Perturbative formulation of general continuous-time Markov model of sequence evolution via insertions/deletions, Part II: Perturbation analyses
Ezawa, Kiyoshi
Graur, Dan
Landan, Giddy
2015/01/01
Background Insertions and deletions (indels) account for more nucleotide differences between two related DNA sequences than substitutions do, and thus it is imperative to develop a stochastic evolutionary model that enables us to reliably calculate the probability of the sequence evolution through indel processes. In a separate paper (Ezawa, Graur and Landan 2015a), we established a theoretical basis of our ab initio perturbative formulation of a genuine evolutionary model, more specifically, a continuous-time Markov model of the evolution of an entire sequence via insertions and deletions.
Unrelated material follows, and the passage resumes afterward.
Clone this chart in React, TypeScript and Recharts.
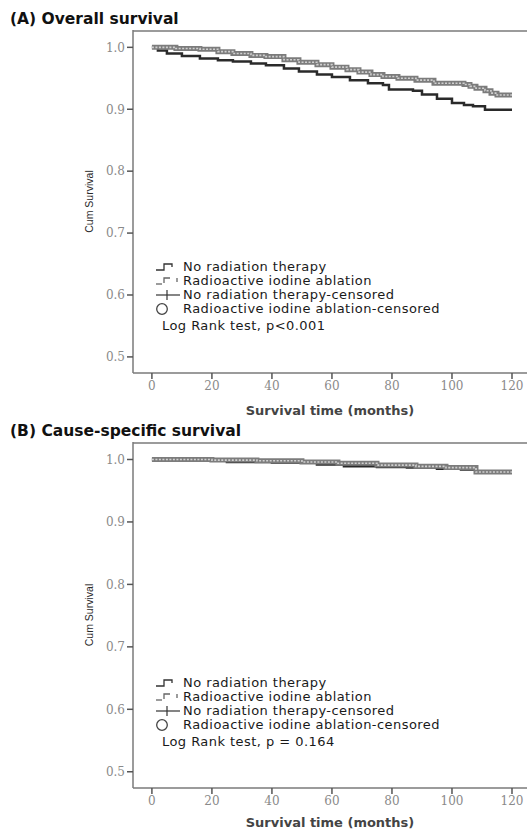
import React from "react";
import { Legend, Line, LineChart, ReferenceLine, XAxis, YAxis } from "recharts";

const X_TICKS = [0, 20, 40, 60, 80, 100, 120];
const Y_TICKS = [0.5, 0.6, 0.7, 0.8, 0.9, 1.0];
const X_DOMAIN: [number, number] = [-6.3, 125];
const Y_DOMAIN: [number, number] = [0.474, 1.028];
const FRAME_TOP = 1.0265;

// (A) Overall survival
const OS_NO_RT_MONTHS = [0, 2, 5, 10, 16, 22, 27, 33, 38, 44, 49, 55, 60, 66, 72, 77, 79, 87, 90, 95, 100, 104, 107, 111, 120];
const OS_NO_RT_SURV = [1.0, 0.995, 0.99, 0.986, 0.982, 0.979, 0.977, 0.974, 0.971, 0.966, 0.961, 0.956, 0.952, 0.947, 0.942, 0.939, 0.932, 0.93, 0.924, 0.917, 0.91, 0.907, 0.905, 0.899, 0.899];
const OS_RAI_MONTHS = [0, 8, 16, 22, 27, 33, 38, 44, 49, 55, 60, 65, 69, 73, 77, 82, 88, 94, 104, 106, 108, 111, 113, 115, 120];
const OS_RAI_SURV = [1.0, 0.998, 0.997, 0.993, 0.99, 0.987, 0.985, 0.98, 0.976, 0.972, 0.968, 0.964, 0.96, 0.956, 0.953, 0.95, 0.947, 0.942, 0.94, 0.937, 0.934, 0.93, 0.926, 0.923, 0.923];

// (B) Cause-specific survival
const CSS_NO_RT_MONTHS = [0, 10, 25, 40, 55, 64, 75, 85, 95, 103, 108, 120];
const CSS_NO_RT_SURV = [1.0, 0.998, 0.996, 0.995, 0.992, 0.989, 0.988, 0.987, 0.985, 0.984, 0.98, 0.98];
const CSS_RAI_MONTHS = [0, 20, 35, 50, 62, 75, 88, 98, 108, 120];
const CSS_RAI_SURV = [1.0, 0.999, 0.998, 0.996, 0.994, 0.991, 0.989, 0.987, 0.98, 0.98];

const LEGEND_LABELS = [
  "No radiation therapy",
  "Radioactive iodine ablation",
  "No radiation therapy-censored",
  "Radioactive iodine ablation-censored",
];

const SANS = "'DejaVu Sans', sans-serif";
const SERIF = "'DejaVu Serif', serif";
const AXIS = "#7a7a7a";
const TICK_TEXT = "#8a8a8a";
const PLOT_LEFT = 133;
const PLOT_TOP = 30;

type Pt = { month: number; surv: number };
const toSeries = (months: number[], surv: number[]): Pt[] =>
  months.map((m, i) => ({ month: m, surv: surv[i] }));

function LegendSymbol({ kind }: { kind: number }) {
  return (
    <svg width={28} height={14} style={{ flex: "none" }}>
      {kind === 0 && <path d="M1 10 H9 V4 H17 V7" stroke="#333" strokeWidth={1.3} fill="none" />}
      {kind === 1 && (
        <g stroke="#666" strokeWidth={1.3} fill="none">
          <path d="M1 10 H7" />
          <path d="M9 9 V4 H15" />
          <path d="M22 4 V8" />
        </g>
      )}
      {kind === 2 && (
        <g stroke="#333" strokeWidth={1.2}>
          <path d="M1 7 H25" />
          <path d="M12 2 V12" />
        </g>
      )}
      {kind === 3 && <circle cx={7} cy={7} r={5.3} stroke="#444" strokeWidth={1.3} fill="none" />}
    </svg>
  );
}

function LegendBox({ logRank }: { logRank: string }) {
  return (
    <div style={{ fontFamily: SANS, fontSize: 13, color: "#1a1a1a", letterSpacing: 0.45, lineHeight: "14px" }}>
      {LEGEND_LABELS.map((label, i) => (
        <div key={label} style={{ display: "flex", alignItems: "center", height: 14, whiteSpace: "nowrap" }}>
          <LegendSymbol kind={i} />
          <span>{label}</span>
        </div>
      ))}
      <div style={{ marginTop: 3, paddingLeft: 7, whiteSpace: "nowrap" }}>{logRank}</div>
    </div>
  );
}

function Panel({
  title,
  noRt,
  rai,
  logRank,
  top,
  height,
  xAxisHeight,
  labelDy,
  legendTop,
}: {
  title: string;
  noRt: Pt[];
  rai: Pt[];
  logRank: string;
  top: number;
  height: number;
  xAxisHeight: number;
  labelDy: number;
  legendTop: number;
}) {
  const xLabel = (props: any) => {
    const { x, y, width } = props.viewBox;
    return (
      <text x={x + width / 2} y={y + labelDy} textAnchor="middle" fontFamily={SANS} fontWeight="bold" fontSize={13} fill="#444">
        Survival time (months)
      </text>
    );
  };
  const yLabel = (props: any) => {
    const { x, y, height: h } = props.viewBox;
    const cx = x + 6;
    const cy = y + h / 2;
    return (
      <text x={cx} y={cy} dy="0.35em" transform={`rotate(-90, ${cx}, ${cy})`} textAnchor="middle" fontFamily="'Liberation Sans', Arial, sans-serif" fontSize={10.5} fill="#2a2a2a">
        Cum Survival
      </text>
    );
  };

  return (
    <div style={{ position: "absolute", left: 0, top, width: 527, height }}>
      <LineChart width={527} height={height} margin={{ top: PLOT_TOP, right: 0, bottom: 2, left: PLOT_LEFT - 50 }}>
        <XAxis
          type="number"
          dataKey="month"
          domain={X_DOMAIN}
          ticks={X_TICKS}
          allowDataOverflow
          height={xAxisHeight}
          tick={{ fontSize: 12, fill: TICK_TEXT, fontFamily: SERIF }}
          tickSize={6}
          tickLine={{ stroke: "#555", strokeWidth: 1.5 }}
          axisLine={{ stroke: AXIS, strokeWidth: 1.5 }}
          label={xLabel}
        />
        <YAxis
          type="number"
          domain={Y_DOMAIN}
          ticks={Y_TICKS}
          allowDataOverflow
          width={50}
          tickFormatter={(v: number) => v.toFixed(1)}
          tick={{ fontSize: 12, fill: TICK_TEXT, fontFamily: SERIF }}
          tickSize={6}
          tickLine={{ stroke: "#555", strokeWidth: 1.5 }}
          axisLine={{ stroke: AXIS, strokeWidth: 1.5 }}
          label={yLabel}
        />
        {/* top edge of the SPSS plot frame, just inside the domain */}
        <ReferenceLine y={FRAME_TOP} stroke={AXIS} strokeWidth={1.6} />
        <Line data={noRt} dataKey="surv" type="stepAfter" stroke="#2a2a2a" strokeWidth={2.5} dot={false} isAnimationActive={false} />
        <Line data={rai} dataKey="surv" type="stepAfter" stroke="#7c7c7c" strokeWidth={5} dot={false} isAnimationActive={false} />
        <Line data={rai} dataKey="surv" type="stepAfter" stroke="#d0d0d0" strokeWidth={1.6} strokeDasharray="2 1.5" dot={false} isAnimationActive={false} />
        <Legend
          layout="horizontal"
          verticalAlign="middle"
          align="center"
          content={() => <LegendBox logRank={logRank} />}
          wrapperStyle={{ left: 155, top: legendTop, width: 330 }}
        />
      </LineChart>
      <div style={{ position: "absolute", left: 10, top: 12, fontFamily: SANS, fontWeight: "bold", fontSize: 15.5, lineHeight: "15px", color: "#111", whiteSpace: "nowrap" }}>
        {title}
      </div>
    </div>
  );
}

export default function App() {
  return (
    <div style={{ position: "absolute", left: 0, top: 0, width: 527, height: 830, background: "#fff", overflow: "hidden" }}>
      <Panel
        title="(A) Overall survival"
        noRt={toSeries(OS_NO_RT_MONTHS, OS_NO_RT_SURV)}
        rai={toSeries(OS_RAI_MONTHS, OS_RAI_SURV)}
        logRank="Log Rank test, p<0.001"
        top={0}
        height={420}
        xAxisHeight={45}
        labelDy={42}
        legendTop={260}
      />
      <Panel
        title="(B) Cause-specific survival"
        noRt={toSeries(CSS_NO_RT_MONTHS, CSS_NO_RT_SURV)}
        rai={toSeries(CSS_RAI_MONTHS, CSS_RAI_SURV)}
        logRank="Log Rank test, p = 0.164"
        top={412}
        height={418}
        xAxisHeight={40}
        labelDy={39}
        legendTop={264}
      />
    </div>
  );
}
And we showed that, under some conditions, the ab initio probability of an alignment can be factorized into the product of an overall factor and contributions from regions (or local alignments) separated by gapless columns.Results This paper describes how our ab initio perturbative formulation can be concretely used to approximately calculate the probabilities of all types of local pairwise alignments (PWAs) and some typical types of local multiple sequence alignments (MSAs). For each local alignment type, we calculated the fewest-indel contribution and the next-fewest-indel contribution to its probability, and we compared them under various conditions. We also derived a system of integral equations that can be numerically solved to give "exact solutions" for some common types of local PWAs. And we compared the obtained "exact solutions" with the fewest-indel contributions. The results indicated that even the fewest-indel terms alone can quite accurately approximate the probabilities of local alignments, as long as the segments and the branches in the tree are of modest lengths. Moreover, in the light of our formulation, we examined parameter regions where other indel models can safely approximate the correct evolutionary probabilities. The analyses also suggested some modifications necessary for these models to improve the accuracy of their probability estimations.Conclusions At least under modest conditions, our ab initio perturbative formulation can quite accurately calculate alignment probabilities under biologically realistic indel models. It also provides a sound reference point that other indel models can be compared to. [This paper and three other papers (Ezawa, Graur and Landan 2015a,b,c) describe a series of our efforts to develop, apply, and extend the ab initio perturbative formulation of a general continuous-time Markov model of indels.]